Two Expensive Inventory Issues: Which Do You Fix First?
Do you know the root causes of the four common inventory issues: out of stock, overstock, bumpy cash flow, and lost sales? Your goal is to have the right products in the right quantity at the right locations just in time to sell with terms from your supplier that allow you to use your money again before you pay the supplier. No one would argue the success of this strategy, so where is all the grief? In truth, there are four root causes of the most common inventory issues. Unfortunately, many companies fail to identify and act on these root causes, resulting in lost profits in the form of lost sales and higher operating costs.
- Out of Stocks – Supply Chain Issues
- Overstocks – Operation Problems
- Bumpy Cash Flow – Planning & Finance
- Lost Sales – Customer Service Issues
This blog is an abstract from: “Four Familiar Inventory Troubles – Which Do You Want to Overcome?”* in the September 2013 edition of Retail Value Chain Federation’s monthly newsletter. CLICK HERE to see the complete article. This is part 4 of a 5 part series in RVCF-Link on Demand Forecasting and Inventory Replenishment. This blog is part 2 and the conclusion of the series we started on
What Your Inventory Operation Isn’t Telling You
Our blog: Four Common Inventory Issues – Which Do You Want To Fix? addresses two of the four most common root causes to inventory issues, demand forecasting, and lead time forecasting. The article also outlines how different inventory optimization actions can improve inventory performance. “Inventory optimization has been made to sound like the ’end all’ answer to these four profitability issues. Is it a state of nirvana for retailers that, if reached, magically removes all inventory issues? What is inventory optimization and is it truly the “final answer” to your inventory planning and operation execution issues?”*
There are four steps you need to take in reviewing your inventory operations. In the previous blog in the series, we discussed steps 1 and 2 and outlined some methods for you to use to measure your opportunity. In this blog, we cover the remaining two steps for you to review. These final two create more issues than the first two because you can have a perfect demand forecast and lead time – but if these two steps are not addressed the cost to profits will be substantial.
Order Cycle and Optimization
Step 3: Inventory Order Cycle Optimization is needed to determine the most efficient quantities of product to buy. Real inventory optimization determines the optimum order cycle based on pull methodology, from the bottom, based on individual product/location service goals. This is the best way for your business to be customer-centric as it lowers your inventory costs and raises your sales and service level attained. The pain of reordering based on service is that it follows the market and not a plan or open to buy. While a system that calculates the reorder cycle based on service levels is very responsive to the customer and results in less inventory, the danger for some is that replenishment seems a higher priority than plan.
Order cycle optimization decisions are best made when future needs, the demand forecast, and your company’s cost structure, product acquisition and carrying costs, are integrated into the equation. The resulting optimum economic buy quantities provide the best possible cash flow and increase customer sales.

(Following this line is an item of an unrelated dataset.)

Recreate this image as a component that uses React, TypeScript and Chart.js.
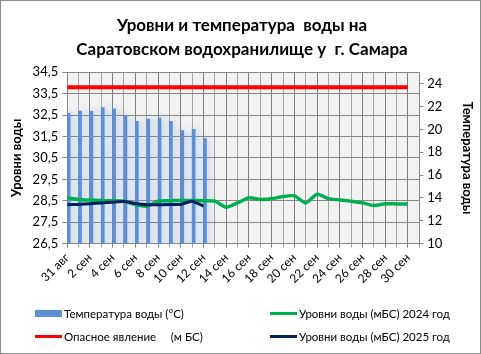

Many companies and many legacy software applications are based on a plan. Often, companies set their reorder cycle (supplier order schedule) using a weekly or monthly schedule. This practice is not responsive in today’s marketplace and often results in overstocks, out of stocks, and cash flows that are weighted heavily in the first week of any month. These multiple inventory expenses are caused just from how you schedule orders!
Visible Supply Chains Then and Now
Step 4: Inventory optimization needs supply chain visibility tools that can monitor demand and supply, while providing configuration by individual users and management. Monitoring requires effective exception management that is, again, configurable by users based on product/ location hierarchies and multiple management levels. The uniqueness of your internal and external business workflow activities and goals should be defined in your configurable exception management tools and process which dynamically change by recognizing market changes over time. A flexible tool allows you to create new reports and screens that support resolving new exceptions, providing the best possible results.
Real Supply Chain Visibility tools should allow you to share one view of the truth to any user group: corporate, warehouse, logistics, stores, 3rd parties, and suppliers. The shared screens should be able to update dynamically without human intervention, not waiting on the end of day batch processes. In other words, this week’s promotion items should show on every buyer’s desk without anyone touching a program or report. The inventory issues based on your real-time business rules should be already highlighted and people that need to take corrective action are aware of the issue and steps to resolve.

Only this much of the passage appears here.